CodeIgniter Forums
lacking unicode support for file uploading class? - Printable Version

+- CodeIgniter Forums (https://forum.codeigniter.com)
+-- Forum: Archived Discussions (https://forum.codeigniter.com/forumdisplay.php?fid=20)
+--- Forum: Archived Development & Programming (https://forum.codeigniter.com/forumdisplay.php?fid=23)
+--- Thread: lacking unicode support for file uploading class? (/showthread.php?tid=3421)



lacking unicode support for file uploading class? - El Forum - 09-29-2007

[eluser]Arjen van Bochoven[/eluser]
It probably is a php issue, but it would be nice if CI checked for unicode support or sanitizes the filename somewhat stricter.

When I upload a file with unicode chars in the filename, I get an error. Can anyone confirm this? I followed the guidelines in the User Guide which resulted in a working application.

I'm not to good in handling unicode, so I took the url_title function and extended the CI_Upload class with this:
Code:
<?php  if (!defined('BASEPATH')) exit('No direct script access allowed');


class MY_Upload extends CI_Upload {

     /**
      * Extra filename cleaning for unicode chars etc.
      *
      * @return string
      * @author bochoven
      **/

    function clean_file_name($filename)
    {
        $replace = '_';
        $trans = array(
                        "\s+"                                => $replace,
                        "[^a-z0-9\.".$replace."]"                => '',
                        $replace."+"                        => $replace,
                        $replace."$"                        => '',
                        "^".$replace                        => ''
                       );

        $filename = strip_tags(strtolower($filename));

        foreach ($trans as $key => $val)
        {
            $filename = preg_replace("#".$key."#", $val, $filename);
        }

        return trim(stripslashes($filename));
        
    }
}

This strips the filename, and all is fine


lacking unicode support for file uploading class? - El Forum - 09-30-2007

[eluser]xwero[/eluser]
You are right about unicode being a php issue, unicode support is scheduled for php6.

Instead of cleaning up the filename you could use the encrypt option of the configuration class.


lacking unicode support for file uploading class? - El Forum - 09-30-2007

[eluser]Arjen van Bochoven[/eluser]
Thanks for the info, I could not find anything useful on php.net.

Although I like the encryption option, I don't like my end users confronted with d28e2bca687873aba49b22dfd61c3443.jpg when they upload "A picture of the beach.jpg". I would like 'proper' filenames to pass thru while improper ones get sanitized.


lacking unicode support for file uploading class? - El Forum - 09-30-2007

[eluser]xwero[/eluser]
I understand, i was just suggesting there are CI build-in options to circumvent the unicode problem for files.

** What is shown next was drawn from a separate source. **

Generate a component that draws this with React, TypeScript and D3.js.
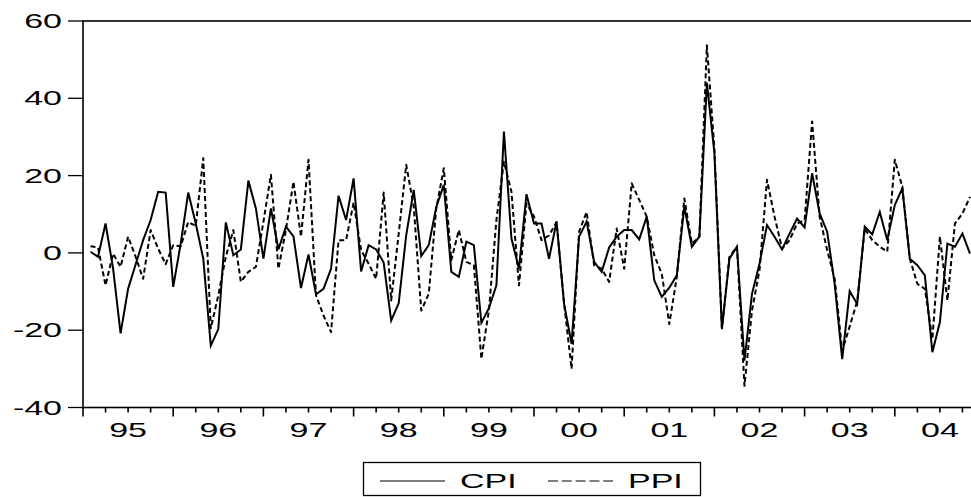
import React from 'react';
import * as d3 from 'd3';

// monthly % changes, Feb 1995 .. Nov 2004 (month index 1 = Feb 1995)
const firstMonth = 1;
const cpi = [
  0.3, -1.0, 7.6, -4, -20.8, -9.3, -3, 3.3, 8.5, 15.8, 15.6,
  -8.8, 2.4, 15.6, 7.6, -1.5, -24, -19.7, 7.9, -0.6, 0.9, 18.7, 11.5,
  -1.5, 11.5, 0.9, 6.8, 4.3, -9.1, -0.4, -10.7, -9.3, -4.1, 14.8, 8.5,
  19.3, -4.8, 2.0, 0.9, -2.5, -17.5, -13, 4.6, 16.3, -0.8, 2.0, 11.9,
  17.6, -4.9, -6.2, 2.9, 2.0, -18.1, -14.3, -8.4, 31.4, 3.7, -4.1, 15.2,
  7.6, 7.6, -1.5, 8.1, -13.2, -23.5, 4.2, 8.1, -2.3, -4.9, 1.4, 4.2,
  5.9, 5.9, 3.5, 9.4, -7.1, -11.4, -9, -5.8, 12, 1.6, 4.2, 44,
  25.8, -19.7, -1.5, 1.6, -27.9, -10.6, -2.8, 7.2, 4.2, 0.9, 5.0, 8.9,
  6.6, 20.6, 10.2, 5.5, -8, -27.5, -9.9, -13.2, 6.8, 4.8, 10.6, 3.3,
  12.4, 16.7, -1.5, -3.2, -5.8, -25.7, -17.9, 2.4, 1.6, 5.0, -0.2,
];
const ppi = [
  1.7, 1.4, -8.4, -0.2, -3.6, 4.2, -1.0, -6.7, 5.9, 1.1, -2.9,
  2.0, 1.7, 8, 7, 24.5, -19.5, -11, -1, 5.9, -7.5, -4.9, -3.6,
  8, 20.2, -4.1, 6, 18.4, 4.2, 24.1, -11, -16.2, -20.5, 3.3, 3.3,
  13.0, 0.7, -2.8, -6.7, 15.6, -12.3, 5, 22.8, 12, -14.9, -10.6, 11.5,
  21.9, -1.9, 5.9, -2.3, -3.2, -27.4, -14.9, 8.5, 23.6, 15.8, -8.4, 12.8,
  9.4, 3.3, 4.5, 8.0, -13, -30, 5.5, 10.6, -3.2, -4.1, -7.5, 6.3,
  -4.1, 18, 13.7, 9.4, -0.6, -5.4, -18.4, -6.2, 14.1, 2.4, 4.2, 53.7,
  27, -19.5, -1, 1.6, -34.4, -14.9, -4.5, 18.9, 9.4, 1.1, 3.3, 7.6,
  8.5, 34, 9.4, 0.7, -6.7, -25.3, -19, -12.5, 6.3, 3.3, 1.6, 0.3,
  24.1, 17.1, -1.5, -8, -9.3, -22.3, 4.2, -12.3, 7.6, 10.2, 14.5,
];
const yearLabels = ['95', '96', '97', '98', '99', '00', '01', '02', '03', '04'];
const yTicks = [-40, -20, 0, 20, 40, 60];

const W = 971;
const H = 497;
const left = 83;
const top = 21;
const bottom = 407.5;
const font = '"Liberation Sans", Arial, sans-serif';
const stretch = 1.7;

const App: React.FC = () => {
  const x = d3.scaleLinear().domain([0, 120]).range([left, left + 90.2 * 10]);
  const y = d3.scaleLinear().domain([-40, 60]).range([bottom, top]);

  const line = d3
    .line<number>()
    .x((_, i) => x(firstMonth + i))
    .y(d => y(d));

  const quarterTicks = d3.range(0, 120, 3);

  return (
    <svg width={W} height={H} style={{ position: 'absolute', left: 0, top: 0, background: '#fff' }}>
      {/* frame */}
      <rect x={left} y={top} width={x(120) - left} height={bottom - top} fill="none" stroke="#000" strokeWidth={1.6} />

      {/* y axis */}
      {yTicks.map(t => (
        <g key={t}>
          <line x1={left - 15} x2={left} y1={y(t)} y2={y(t)} stroke="#000" strokeWidth={1.3} />
          <text
            transform={`translate(${left - 21},${y(t) + 7}) scale(${stretch},1)`}
            textAnchor="end"
            fontFamily={font}
            fontSize={20}
          >
            {t}
          </text>
        </g>
      ))}

      {/* x axis */}
      {quarterTicks.map(m => (
        <line
          key={m}
          x1={x(m)}
          x2={x(m)}
          y1={bottom}
          y2={bottom + (m % 12 === 0 ? 9 : 5)}
          stroke="#000"
          strokeWidth={1.6}
        />
      ))}
      {yearLabels.map((lab, i) => (
        <text
          key={lab}
          transform={`translate(${x(i * 12 + 6)},437) scale(${stretch},1)`}
          textAnchor="middle"
          fontFamily={font}
          fontSize={20}
        >
          {lab}
        </text>
      ))}

      {/* series */}
      <path d={line(ppi) ?? ''} fill="none" stroke="#000" strokeWidth={2} strokeDasharray="5,3" strokeLinejoin="round" />
      <path d={line(cpi) ?? ''} fill="none" stroke="#000" strokeWidth={2} strokeLinejoin="miter" />

      {/* legend */}
      <rect x={363.5} y={462.5} width={337} height={33} fill="#fff" stroke="#000" strokeWidth={1.3} />
      <line x1={380} x2={445} y1={481} y2={481} stroke="#000" strokeWidth={1.2} />
      <text transform={`translate(460,488) scale(${stretch},1)`} fontFamily={font} fontSize={20}>
        CPI
      </text>
      <line x1={548} x2={613} y1={481} y2={481} stroke="#000" strokeWidth={1.2} strokeDasharray="10,3.8" />
      <text transform={`translate(628,488) scale(${stretch},1)`} fontFamily={font} fontSize={20}>
        PPI
      </text>
    </svg>
  );
};

export default App;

Cleaning the filename is a nice option so thank you for sharing.


lacking unicode support for file uploading class? - El Forum - 09-30-2007

[eluser]esra[/eluser]
Harry Fuecks maintains a collection of Unicode UTF-8 encoding string handlers on SourceForge. The string handlers were orginally designed for the WACT framework and released later as a standalone package for more widespread use.

Some information about the more larger problem with references to the string handlers.

http://www.phpwact.org/php/i18n/charsets

Sourceforge download for the string handlers is here:

http://sourceforge.net/projects/phputf8

These use mbstring if it is enabled in php.ini for a slight performance gain. I believe that these string handlers were added as a helper to the Kohana fork.


lacking unicode support for file uploading class? - El Forum - 10-01-2007

[eluser]Référencement Google[/eluser]
Thanks for sharing Arjen van Bochoven, I was just having the same issue and looking for a solution, that works perfectly for me!